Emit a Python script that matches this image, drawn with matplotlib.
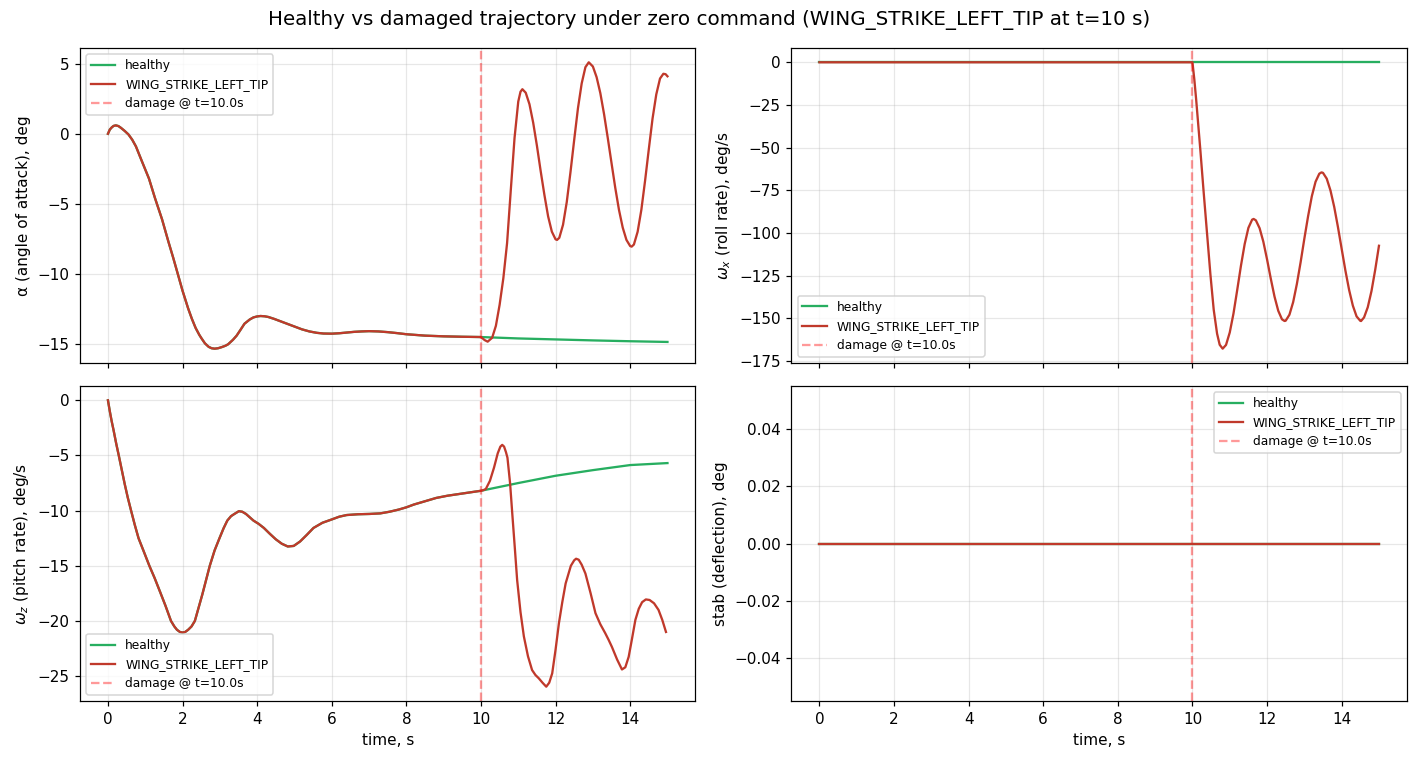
import matplotlib
matplotlib.use("Agg")
import matplotlib.pyplot as plt
from matplotlib.ticker import MultipleLocator

T_DAMAGE = 10.0
DAMAGE_NAME = "WING_STRIKE_LEFT_TIP"

# shared trajectory (0..10 s), identical for healthy and damaged
t_alpha_pre = [0.0, 0.05, 0.1, 0.15, 0.21, 0.28, 0.35, 0.45, 0.55, 0.65, 0.75, 0.91, 1.1, 1.26, 1.45,
               1.62, 1.75, 1.88, 2.0, 2.15, 2.25, 2.35, 2.45, 2.51, 2.6, 2.7, 2.78, 2.86, 2.95, 3.05,
               3.15, 3.22, 3.35, 3.45, 3.55, 3.66, 3.8, 3.9, 4.0, 4.09, 4.2, 4.3, 4.45, 4.6, 4.8, 5.0,
               5.2, 5.4, 5.6, 5.78, 6.0, 6.2, 6.4, 6.6, 6.8, 7.0, 7.25, 7.5, 7.75, 8.0, 8.5, 9.0, 9.5,
               10.0]
alpha_pre = [0.0, 0.3, 0.45, 0.56, 0.6, 0.55, 0.42, 0.2, -0.05, -0.42, -0.9, -1.96, -3.2, -4.58, -6.1,
             -7.69, -8.85, -10.07, -11.2, -12.46, -13.2, -13.85, -14.35, -14.6, -14.95, -15.2, -15.3,
             -15.33, -15.3, -15.22, -15.12, -15.02, -14.7, -14.4, -14.0, -13.55, -13.25, -13.1,
             -13.03, -13.0, -13.02, -13.07, -13.2, -13.35, -13.55, -13.75, -13.95, -14.1, -14.2,
             -14.25, -14.26, -14.23, -14.18, -14.13, -14.1, -14.08, -14.1, -14.15, -14.22, -14.3,
             -14.4, -14.45, -14.48, -14.5]

t_alpha_h = [10.0, 10.5, 11.0, 12.0, 13.0, 14.0, 15.0]
alpha_h = [-14.5, -14.55, -14.6, -14.67, -14.74, -14.8, -14.85]

t_alpha_d = [10.0, 10.1, 10.18, 10.3, 10.4, 10.5, 10.6, 10.7, 10.8, 10.9, 11.0, 11.06, 11.11, 11.2,
             11.3, 11.4, 11.5, 11.6, 11.7, 11.8, 11.9, 12.0, 12.04, 12.1, 12.2, 12.3, 12.4, 12.5,
             12.6, 12.7, 12.8, 12.89, 13.0, 13.1, 13.2, 13.3, 13.4, 13.5, 13.6, 13.7, 13.8, 13.9,
             14.0, 14.04, 14.1, 14.2, 14.3, 14.4, 14.5, 14.6, 14.7, 14.8, 14.89, 14.95, 15.0]
alpha_d = [-14.5, -14.72, -14.83, -14.55, -13.7, -12.2, -10.3, -7.8, -4.0, -0.3, 2.3, 3.0, 3.18,
           2.93, 2.11, 0.79, -0.85, -2.65, -4.35, -5.89, -6.98, -7.53, -7.57, -7.42, -6.49, -4.87,
           -2.73, -0.42, 1.82, 3.59, 4.75, 5.1, 4.8, 4.04, 2.9, 1.4, -0.31, -2.09, -3.85, -5.43,
           -6.69, -7.57, -8.01, -8.05, -7.9, -6.99, -5.42, -3.34, -1.09, 1.09, 2.81, 3.94, 4.28,
           4.25, 4.1]

t_wx_h = [0.0, 15.0]
wx_h = [0.0, 0.0]

t_wx_d = [0.0, 10.0, 10.05, 10.1, 10.21, 10.3, 10.39, 10.48, 10.57, 10.66, 10.73, 10.81, 10.9, 11.0,
          11.1, 11.2, 11.3, 11.4, 11.5, 11.6, 11.64, 11.7, 11.8, 11.9, 12.0, 12.1, 12.2, 12.3, 12.4,
          12.47, 12.5, 12.6, 12.7, 12.8, 12.9, 13.0, 13.1, 13.2, 13.3, 13.4, 13.46, 13.5, 13.6,
          13.7, 13.8, 13.9, 14.0, 14.1, 14.2, 14.3, 14.4, 14.5, 14.52, 14.6, 14.7, 14.8, 14.9, 15.0]
wx_d = [0.0, 0.0, -10.0, -22.0, -51.0, -76.0, -100.0, -124.0, -145.0, -159.0, -165.5, -167.8,
        -165.6, -158.3, -147.2, -133.4, -119.2, -106.5, -97.0, -92.2, -91.8, -92.6, -97.2, -105.1,
        -115.5, -126.8, -137.3, -145.6, -150.6, -151.6, -151.4, -147.9, -140.5, -129.8, -117.1,
        -103.3, -90.2, -78.5, -70.0, -65.3, -64.5, -64.8, -68.2, -75.1, -84.7, -96.5, -109.3,
        -122.0, -133.4, -142.6, -148.9, -151.5, -151.6, -149.5, -143.5, -134.0, -121.5, -107.5]

t_wz_pre = [0.0, 0.05, 0.1, 0.15, 0.22, 0.29, 0.37, 0.45, 0.53, 0.62, 0.72, 0.82, 0.96, 1.11, 1.25,
            1.39, 1.54, 1.69, 1.78, 1.85, 1.93, 2.0, 2.07, 2.15, 2.24, 2.33, 2.43, 2.53, 2.63, 2.73,
            2.86, 2.99, 3.1, 3.2, 3.3, 3.39, 3.51, 3.6, 3.7, 3.8, 3.9, 4.04, 4.18, 4.34, 4.5, 4.66,
            4.82, 4.98, 5.15, 5.33, 5.51, 5.75, 6.0, 6.2, 6.4, 6.7, 7.02, 7.3, 7.55, 7.8, 8.0, 8.2,
            8.4, 8.6, 8.8, 9.1, 9.4, 9.7, 10.0]
wz_pre = [0.0, -1.0, -1.9, -2.7, -3.9, -5.0, -6.3, -7.6, -8.8, -10.0, -11.3, -12.5, -13.7, -15.0,
          -16.1, -17.3, -18.6, -20.0, -20.5, -20.8, -21.0, -21.05, -21.0, -20.8, -20.5, -20.0,
          -18.8, -17.6, -16.3, -15.0, -13.6, -12.5, -11.6, -10.9, -10.5, -10.3, -10.05, -10.1,
          -10.3, -10.6, -10.9, -11.2, -11.57, -12.1, -12.6, -13.0, -13.25, -13.2, -12.8, -12.2,
          -11.57, -11.1, -10.8, -10.55, -10.4, -10.33, -10.3, -10.25, -10.1, -9.9, -9.7, -9.45,
          -9.25, -9.05, -8.85, -8.65, -8.5, -8.35, -8.2]

t_wz_h = [10.0, 11.0, 12.0, 13.0, 14.0, 15.0]
wz_h = [-8.2, -7.5, -6.84, -6.33, -5.87, -5.69]

t_wz_d = [10.0, 10.06, 10.13, 10.24, 10.35, 10.45, 10.52, 10.57, 10.62, 10.67, 10.71, 10.78, 10.84,
          10.91, 10.97, 11.06, 11.15, 11.26, 11.37, 11.46, 11.55, 11.65, 11.75, 11.83, 11.91,
          12.0, 12.09, 12.18, 12.27, 12.41, 12.5, 12.55, 12.62, 12.7, 12.8, 12.94, 13.07, 13.2,
          13.33, 13.42, 13.51, 13.65, 13.78, 13.87, 13.96, 14.05, 14.14, 14.23, 14.32, 14.42,
          14.52, 14.64, 14.76, 14.86, 14.96]
wz_d = [-8.2, -8.15, -8.04, -7.3, -6.1, -4.8, -4.2, -4.04, -4.2, -4.7, -5.2, -7.5, -10.3, -13.5,
        -16.3, -19.2, -21.4, -23.2, -24.45, -24.9, -25.2, -25.6, -25.96, -25.6, -24.75, -22.6,
        -20.2, -18.3, -16.6, -15.0, -14.5, -14.36, -14.45, -14.9, -15.7, -17.5, -19.3, -20.3,
        -21.1, -21.7, -22.35, -23.5, -24.4, -24.2, -23.25, -21.6, -19.9, -18.9, -18.3, -18.05,
        -18.1, -18.4, -19.0, -19.9, -21.0]

t_stab = [0.0, 15.0]
stab_h = [0.0, 0.0]
stab_d = [0.0, 0.0]

panels = [
    (t_alpha_pre + t_alpha_h[1:], alpha_pre + alpha_h[1:],
     t_alpha_pre + t_alpha_d[1:], alpha_pre + alpha_d[1:],
     "α (angle of attack), deg", "upper left"),
    (t_wx_h, wx_h, t_wx_d, wx_d, r"$\omega_x$ (roll rate), deg/s", "lower left"),
    (t_wz_pre + t_wz_h[1:], wz_pre + wz_h[1:],
     t_wz_pre + t_wz_d[1:], wz_pre + wz_d[1:],
     r"$\omega_z$ (pitch rate), deg/s", "lower left"),
    (t_stab, stab_h, t_stab, stab_d, "stab (deflection), deg", "upper right"),
]

fig, axes = plt.subplots(2, 2, figsize=(1418 / 110, 759 / 110), dpi=110, sharex=True)

for ax, (th, yh, td, yd, ylabel, loc) in zip(axes.flat, panels):
    ax.plot(th, yh, color="#27ae60", lw=1.5, label="healthy")
    ax.plot(td, yd, color="#c0392b", lw=1.5, label=DAMAGE_NAME)
    ax.axvline(T_DAMAGE, color="red", ls="--", alpha=0.4, label=f"damage @ t={T_DAMAGE:.1f}s")
    ax.set_ylabel(ylabel)
    ax.grid(alpha=0.3)
    ax.legend(loc=loc, fontsize=8)

axes[0, 0].yaxis.set_major_locator(MultipleLocator(5))
axes[1, 0].set_xlabel("time, s")
axes[1, 1].set_xlabel("time, s")

fig.suptitle(f"Healthy vs damaged trajectory under zero command ({DAMAGE_NAME} at t=10 s)",
             fontsize=13, y=0.987)
fig.subplots_adjust(left=0.0564, right=0.9922, top=0.9368, bottom=0.0764, wspace=0.156, hspace=0.073)
fig.savefig("out.png")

-.-.-

TASK TO CARRY OUT. Leave the pictures out and please restate exactly the lines running from the start of the material through the one with "-14.4, -14.45, -14.48, -14.5]".

WRITTEN REPLY.
Emit a Python script that matches this image, drawn with matplotlib.
import matplotlib
matplotlib.use("Agg")
import matplotlib.pyplot as plt
from matplotlib.ticker import MultipleLocator

T_DAMAGE = 10.0
DAMAGE_NAME = "WING_STRIKE_LEFT_TIP"

# shared trajectory (0..10 s), identical for healthy and damaged
t_alpha_pre = [0.0, 0.05, 0.1, 0.15, 0.21, 0.28, 0.35, 0.45, 0.55, 0.65, 0.75, 0.91, 1.1, 1.26, 1.45,
               1.62, 1.75, 1.88, 2.0, 2.15, 2.25, 2.35, 2.45, 2.51, 2.6, 2.7, 2.78, 2.86, 2.95, 3.05,
               3.15, 3.22, 3.35, 3.45, 3.55, 3.66, 3.8, 3.9, 4.0, 4.09, 4.2, 4.3, 4.45, 4.6, 4.8, 5.0,
               5.2, 5.4, 5.6, 5.78, 6.0, 6.2, 6.4, 6.6, 6.8, 7.0, 7.25, 7.5, 7.75, 8.0, 8.5, 9.0, 9.5,
               10.0]
alpha_pre = [0.0, 0.3, 0.45, 0.56, 0.6, 0.55, 0.42, 0.2, -0.05, -0.42, -0.9, -1.96, -3.2, -4.58, -6.1,
             -7.69, -8.85, -10.07, -11.2, -12.46, -13.2, -13.85, -14.35, -14.6, -14.95, -15.2, -15.3,
             -15.33, -15.3, -15.22, -15.12, -15.02, -14.7, -14.4, -14.0, -13.55, -13.25, -13.1,
             -13.03, -13.0, -13.02, -13.07, -13.2, -13.35, -13.55, -13.75, -13.95, -14.1, -14.2,
             -14.25, -14.26, -14.23, -14.18, -14.13, -14.1, -14.08, -14.1, -14.15, -14.22, -14.3,
             -14.4, -14.45, -14.48, -14.5]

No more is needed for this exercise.